Fast time optical variability in Be/X-ray binaries

Pulsation and rotation

¹ Institute of Astrophysics, Foundation for Research and Technology, 71110 Heraklion, Crete, Greece
e-mail: pau@physics.uoc.gr
² University of Crete, Physics Department & Institute of Theoretical & Computational Physics, 70013 Heraklion, Crete, Greece
³ Observatorio Astronómico de la Universidad de Valencia, Calle Catedrático Agustín Escardino 7, 46980 Paterna, Valencia, Spain

Received: 29 March 2022
Accepted: 14 September 2022

Abstract

Context. Classical Be stars, regardless of spectral subtype, display multi-periodic light modulations in the frequency range 0.1–12 c d⁻¹ when observed with a high cadence and a long duration. This behavior is attributed to non-radial pulsations and/or the rotation of the Be star. A similar study on the optical counterparts to Be/X-ray binaries is yet to be carried out.

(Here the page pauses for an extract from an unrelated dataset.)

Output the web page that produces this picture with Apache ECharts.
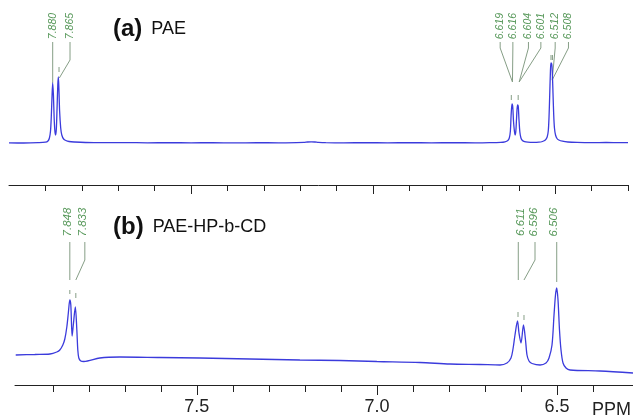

Aims. The main goal of this work is to investigate the fast photometric variability of the optical counterparts to Be/X-ray binaries and compare the general patterns of such variability with the Galactic population of classical Be stars.

Methods. The main core of our analysis is based on space-based observations performed by TESS. We analyzed 21 sources with TESS. High-cadence photometry with two ground-based telescopes was also performed for 15 sources. The TESS light curves were created from the full-frame images using the Lightkurve package. The ground-based light curves were obtained through differential photometry between the target and a number of non-variable stars in the same field of view. Standard Fourier analysis and least-squares fitting methods were employed in the frequency analysis.

Results. All sources exhibit intra-night light variations with intensity variations of 0.01–0.06 mag in the ground-based observations and up to 5% in flux in TESS observations. This variability manifests itself as multi-periodic signals in the frequency range 0.2–12 c d⁻¹. We find that the patterns of variability of the Be stars in Be/X-ray binaries agree with that of classical early-type Be stars in terms of the general shape of the periodograms. Based on the general shape and number of peaks in the periodograms, Be/X-ray binaries can be classified into different types. The most common case is the presence of groups of closely spaced frequencies (67%), followed by sources that exhibit isolated signals (18%). The remaining source type displays frequency spectra characterized by a mixed pattern of stochastic variability and high-frequency peaks.

Conclusions. This study reveals that short-term optical photometric variability is a very common, if not ubiquitous, feature intrinsic to the Be optical companions in Be/X-ray binaries. This variability is mainly attributed to pulsations that originate in the stellar interior.